19 Wanneer zij dan tot ulieden zeggen zullen: Vraagt waarzeggers en duivelskunstenaars, die daar piepen, en binnensmonds mompelen; zo zegt: Zal niet een volk zijn God vragen? zal men voor de levenden de doden vragen?
And when they shall say unto you, “Inquire of those that have familiar spirits, and of the wizards, that whisper, and that mutter:” should not a people inquire of their God? [should we then] in behalf of the living [inquire] of the dead?
20 Tot de wet en tot de getuigenis! zo zij niet spreken naar dit woord, het zal zijn, dat zij geen dageraad zullen hebben.

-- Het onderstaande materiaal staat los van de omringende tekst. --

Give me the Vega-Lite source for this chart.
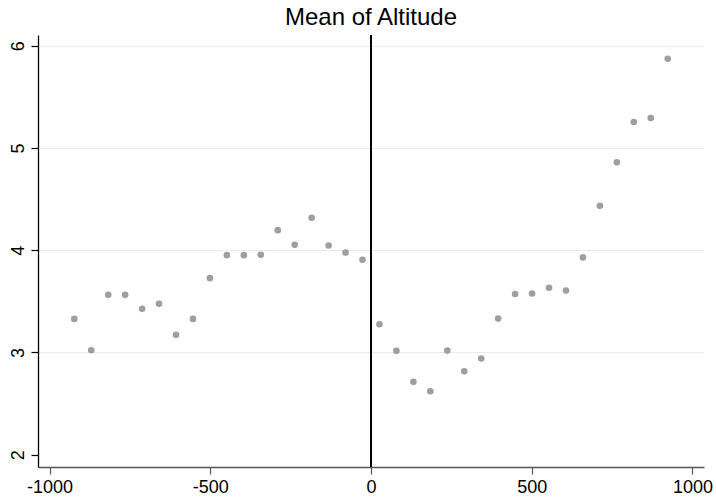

[Hold] to the law and to the testimony: if they are not to speak according to this word, in which there is no light.
21 En een ieder van hen zal daar doorgaan, hard gedrukt en hongerig; en het zal geschieden, wanneer hem hongert, en hij zeer toornig zal zijn, dan zal hij vloeken op zijn koning en op zijn God, als hij opwaarts zal zien;
And the [people] shall pass through [the land], hard oppressed and hungry: and it shall come to pass, that when they shall be hungry, they will become enraged, and curse their king and their god, and turn toward on high [for aid].
22 Als hij de aarde aanschouwen zal, ziet, er zal benauwdheid en duisternis zijn; hij zal verduisterd zijn door angst, en voortgedreven door donkerheid.
And they will look unto the earth; and behold there are trouble and darkness, dimness of oppression, and they shall be scattered into obscurity.